I’m not discussing anything specific here, but it struck me as I worked through the pile how obvious it is that almost none of the students have ever read a newspaper.

And furthermore, they never will.

I’ve been droning on for five years about how reading newspapers will help them do better in exams (and it would, given that the exam asks them questions about the newspaper industry), but I’m increasingly thinking that the problem here is not with the students’ lack of interest but with the continued focus on the “importance” of newspapers in their society.

Many of us now rely on Twitter for breaking news, and increasingly I’m following links on Twitter to read news analysis from various sources. Some of them even have a printed version, but why am I expecting my students to know about printed news when I haven’t partaken of it myself (except for a casual glance in the school library) for more than a decade? Give or take the navel gazing of the Leveson enquiry, the print industry has the cultural relevance of a lost cat poster stuck to a lamppost.
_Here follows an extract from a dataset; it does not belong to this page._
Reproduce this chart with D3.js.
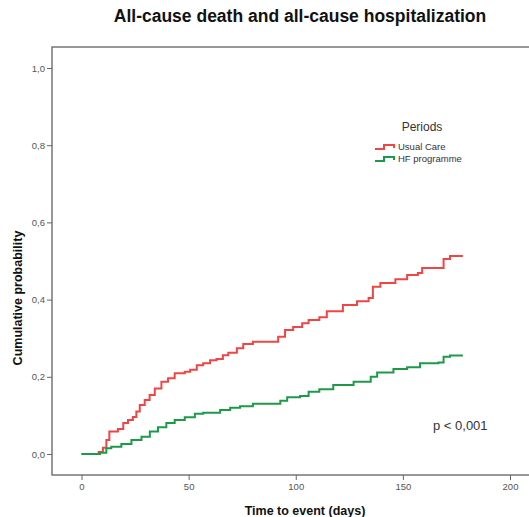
<!DOCTYPE html>
<html lang="en">
<head>
    <meta charset="UTF-8">
    <title>All-cause death and all-cause hospitalization</title>
    <script src="https://d3js.org/d3.v7.min.js"></script>
    <style>
        body {
            margin: 0;
            background-color: #fff;
            font-family: "Liberation Sans", Arial, sans-serif;
        }

        .tick text {
            font-size: 9.5px;
            fill: #555;
        }

        .tick line {
            stroke: #666;
        }

        .curve {
            fill: none;
            stroke-width: 2px;
        }
    </style>
</head>
<body>
    <script>
        // Kaplan-Meier style cumulative probability
        const usualCareDays = [0, 8, 10, 11.6, 13, 17, 19.5, 21.7, 24, 25.6, 27.2, 29.5, 31.8, 34.2, 37.3, 40.4, 43.5, 48.2, 50.7, 53.8, 56.8, 60, 63, 66, 68.5, 72.5, 75.5, 80, 89.5, 91.8, 95, 98.8, 103, 106, 111, 114.5, 122, 128.6, 134, 136, 139.5, 145, 146.5, 152, 157, 159, 166.6, 169, 172, 178];
        const usualCareProb = [0, 0.005, 0.016, 0.036, 0.058, 0.065, 0.08, 0.088, 0.096, 0.11, 0.127, 0.14, 0.153, 0.17, 0.187, 0.196, 0.209, 0.213, 0.218, 0.23, 0.235, 0.243, 0.246, 0.256, 0.262, 0.274, 0.285, 0.291, 0.291, 0.304, 0.321, 0.329, 0.339, 0.347, 0.354, 0.37, 0.386, 0.396, 0.404, 0.433, 0.443, 0.443, 0.453, 0.464, 0.469, 0.482, 0.482, 0.505, 0.513, 0.513];

        const hfDays = [0, 8.6, 11.6, 13.9, 18.6, 23.3, 28, 31.9, 35.7, 39.6, 43.5, 48.2, 52.9, 56.8, 64.7, 69.4, 74, 80, 89.5, 92.8, 96, 102, 106, 111, 117.5, 127, 135, 138, 145.6, 152, 158, 166.6, 169, 172, 178];
        const hfProb = [0, 0.003, 0.015, 0.019, 0.026, 0.036, 0.045, 0.058, 0.069, 0.08, 0.088, 0.095, 0.104, 0.107, 0.114, 0.12, 0.124, 0.13, 0.13, 0.138, 0.147, 0.15, 0.161, 0.168, 0.179, 0.187, 0.2, 0.211, 0.22, 0.225, 0.235, 0.237, 0.252, 0.255, 0.255];

        const periods = ["Usual Care", "HF programme"];
        const colors = ["#f04545", "#1c9a4a"];
        const xTicks = [0, 50, 100, 150, 200];
        const yTicks = [0, 0.2, 0.4, 0.6, 0.8, 1.0];

        const width = 529;
        const height = 517;

        const svg = d3.select("body").append("svg")
            .attr("width", width)
            .attr("height", height);

        const x = d3.scaleLinear().domain([0, 200]).range([81.5, 510]);
        const y = d3.scaleLinear().domain([0, 1]).range([454, 68]);

        const frameLeft = 52, frameTop = 47, frameBottom = 475;

        // title
        svg.append("text")
            .attr("x", 300)
            .attr("y", 22)
            .attr("text-anchor", "middle")
            .style("font-size", "17.5px")
            .style("font-weight", "bold")
            .attr("fill", "#111")
            .text("All-cause death and all-cause hospitalization");

        // frame (right side is cut off in the original)
        svg.append("path")
            .attr("d", `M${width},${frameTop}H${frameLeft}V${frameBottom}H${width}`)
            .attr("fill", "none")
            .attr("stroke", "#777")
            .attr("stroke-width", 1.5);

        const comma = d => d3.format(".1f")(d).replace(".", ",");

        svg.append("g")
            .attr("transform", `translate(${frameLeft},0)`)
            .call(d3.axisLeft(y).tickValues(yTicks).tickSize(5).tickPadding(2).tickFormat(comma))
            .call(g => g.select(".domain").remove())
            .selectAll("text").style("font-family", "Liberation Sans, Arial, sans-serif");

        svg.append("g")
            .attr("transform", `translate(0,${frameBottom})`)
            .call(d3.axisBottom(x).tickValues(xTicks).tickSize(5).tickPadding(3))
            .call(g => g.select(".domain").remove())
            .selectAll("text").style("font-family", "Liberation Sans, Arial, sans-serif");

        // axis titles
        svg.append("text")
            .attr("x", 305)
            .attr("y", 515)
            .attr("text-anchor", "middle")
            .style("font-size", "12.5px")
            .style("font-weight", "bold")
            .attr("fill", "#111")
            .text("Time to event (days)");

        svg.append("text")
            .attr("transform", "translate(22,298) rotate(-90)")
            .attr("text-anchor", "middle")
            .style("font-size", "12.5px")
            .style("font-weight", "bold")
            .attr("fill", "#111")
            .text("Cumulative probability");

        // step curves
        const line = d3.line()
            .x(d => x(d[0]))
            .y(d => y(d[1]))
            .curve(d3.curveStepAfter);

        const series = [
            d3.zip(usualCareDays, usualCareProb),
            d3.zip(hfDays, hfProb)
        ];

        svg.selectAll(".curve")
            .data(series)
            .enter().append("path")
            .attr("class", "curve")
            .attr("stroke", (d, i) => colors[i])
            .attr("d", line);

        // legend
        const legend = svg.append("g").attr("transform", "translate(375,0)");

        legend.append("text")
            .attr("x", 47)
            .attr("y", 131)
            .attr("text-anchor", "middle")
            .style("font-size", "12px")
            .attr("fill", "#333")
            .text("Periods");

        periods.forEach((p, i) => {
            const ly = 147 + i * 12;
            legend.append("path")
                .attr("d", `M0,${ly + 2}H9V${ly - 2}H19V${ly + 1}`)
                .attr("fill", "none")
                .attr("stroke", colors[i])
                .attr("stroke-width", 2);
            legend.append("text")
                .attr("x", 23)
                .attr("y", ly + 3)
                .style("font-size", "9.5px")
                .attr("fill", "#333")
                .text(p);
        });

        // p-value
        svg.append("text")
            .attr("x", 433)
            .attr("y", 430)
            .style("font-size", "13px")
            .attr("fill", "#333")
            .text("p < 0,001");
    </script>
</body>
</html>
As I was marking papers, I kept hearing the voices of teachers, saying things like, “We have the internet now,” and “the internet is having an impact on the press industry.” The students who just sat the exam in question were born in 1995/6. So sentence constructions like that make no sense from their perspective. The internet has been around all their lives, and certainly since they reached the age of reason, very few homes have been without it, and all their schools have had it. It’s a basic utility like water, gas, or electricity.

Teaching them that the internet “is having” an impact on printed news is like teaching them that the telephone “is having” an impact on the afternoon postal delivery. I no longer have to send a mash note to my loved one in the middle of the afternoon telling her I can’t wait to see her in the evening. I can phone her up on Mr Bell’s contraption.

Some of the students thought that newspapers were printed in black and white. Some of them thought the price went up when there were free gifts on the cover. All of them thought newspapers were targeted at older people and had literally nothing inside them that would interest a15-24 year-old. And on that last point, they’re not wrong.

What matters to their generation is the reliability and accuracy of the online news sources they use (via Facebook, Twitter, or various mobile apps). The habit that teachers like me should be instilling them with is the habit of questioning scepticism. There’s an urgent need for them to understand that a press conference announcement or a 140-character headline is not giving them the full picture. But I don’t think they should be turning to the right wing press for the background, nor even the increasingly pathetic Guardian, which panders now to the trivial interests of its readers just as much as the Daily Mail and other tabloids do. Don’t believe the i is offering proper news, either. There’s just as much irrelevant celebrity twaddle in the i as there is in The Sun.

I was talking to a small group of older students the other day about magazines and the not-so-obvious transition to the iPad. So I got them to look at a couple of the mags I’ve got on my iPad, and compared them to the printed versions. One of them immediately said she didn’t like the iPad version. Within 30 seconds, she admitted that she “might warm to it.” When asked, she claimed to prefer a printed magazine. When pressed, she admitted that she never actually bought printed magazines.

I love magazines, always have, but the closure of The Word is the writing on the wall, and the iPad is not going to fill that void. Flipboard is, or Zite. Young people are going to grow up with entirely different habits. They won’t buy albums, they won’t make appointments to watch TV, and they will not fill their house with dead trees, glossy or not.

The exam of the future needs to be asking them, “When you learn about breaking news on Twitter, how do you check whether it is true? Where do you turn for further information? If there is something you don’t understand, what do you do?” And so on.

Ask them to discuss the implications for the future of the print industry? They’ll just shrug their shoulders. Not their concern.